The bill gives the Lord Justice General the power to issue determinations to disapply the default for physical attendance in certain types of cases and in certain circumstances. Currently, there is an important limitation on that power: the Lord Justice General cannot issue determinations in relation to trials or for hearings at which the only party is a public official.
Amendments 33, 35 and 40 would remove that limitation and expand the scope of the Lord Justice General’s power to make determinations to any form of criminal proceedings. That would give the Lord Justice General the power to effectively set virtual attendance as the default for criminal trials, should he choose to do so. That would be a substantial expansion of the power and a significant departure from the current approach. I do not believe that the committee heard any evidence at stage 1 that would support such a change, nor did it make such a recommendation in its report.
In addition, I have not heard any support for the amendments that relate to guidance that is issued by the Lord Justice General. Amendment 37 would require courts to “comply with” such guidance rather than “have regard to” it. Amendment 39 would require that the guidance must set out when virtual attendance must “always apply” and when it must “never apply”.
Again, those amendments represent a departure from recognising that the courts will need to consider cases and circumstances on an individual basis in order to balance all relevant interests. After taking into account such information, it should ultimately be for a court to decide how individuals should appear before it at trial.
09:45Amendments 36 and 38 would further erode the court’s flexibility. Amendment 36 would, in some circumstances, create further procedure overall. When there had been a change in circumstances between the pre-trial hearing and the trial, with the result that a witness required to give evidence remotely, amendment 36 would mean that an additional hearing would have to be convened to allow parties to be heard on the matter. The existing drafting is more efficient, as it gives the court the ability to make a direction, which the other party could object to at trial if they so desired.
In relation to amendment 38, I do not agree that it is appropriate for complainers or the accused to be able to unilaterally veto the virtual attendance of another person, such as a police witness or a forensic scientist.
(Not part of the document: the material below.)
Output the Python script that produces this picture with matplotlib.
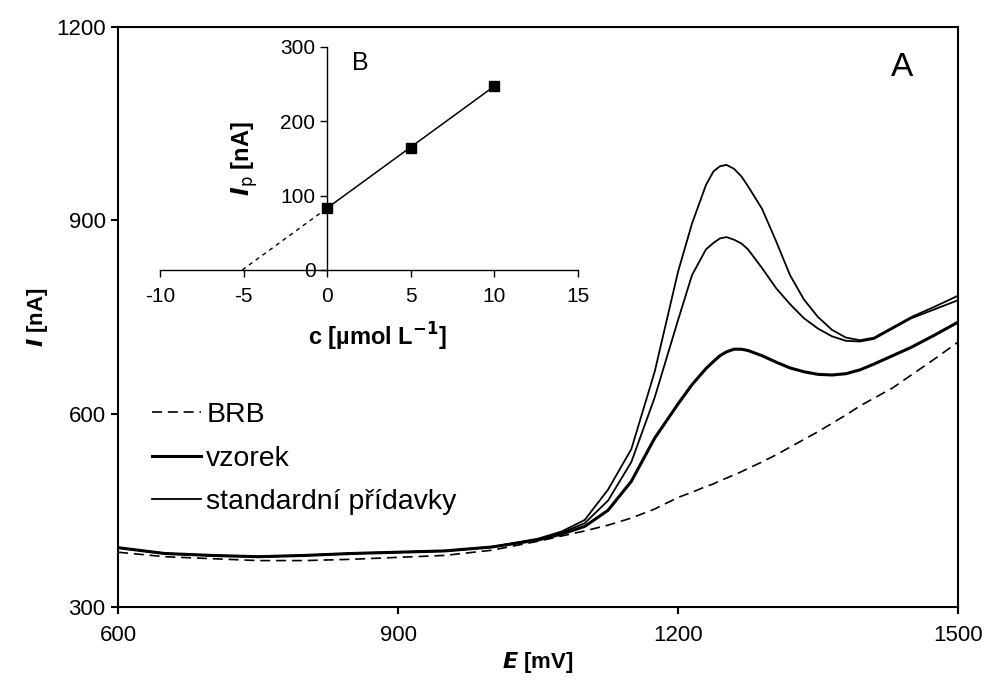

Such matters are properly decisions for the court, which will balance the interests of those involved. The bill requires the court to hear representations from the parties and to consider whether such a direction would prejudice fairness or otherwise be contrary to the interests of justice.
Taken together, the amendments in this group would lead to a more prescriptive framework that would restrict the court’s ability to be agile and responsive, and to take into account individual circumstances and make informed decisions, when determining how individuals appear at court. For that reason, I cannot support any of the amendments in this group.
As Ms McNeill and colleagues will recall, the virtual custody court provisions have been paused until the issues have been fully resolved.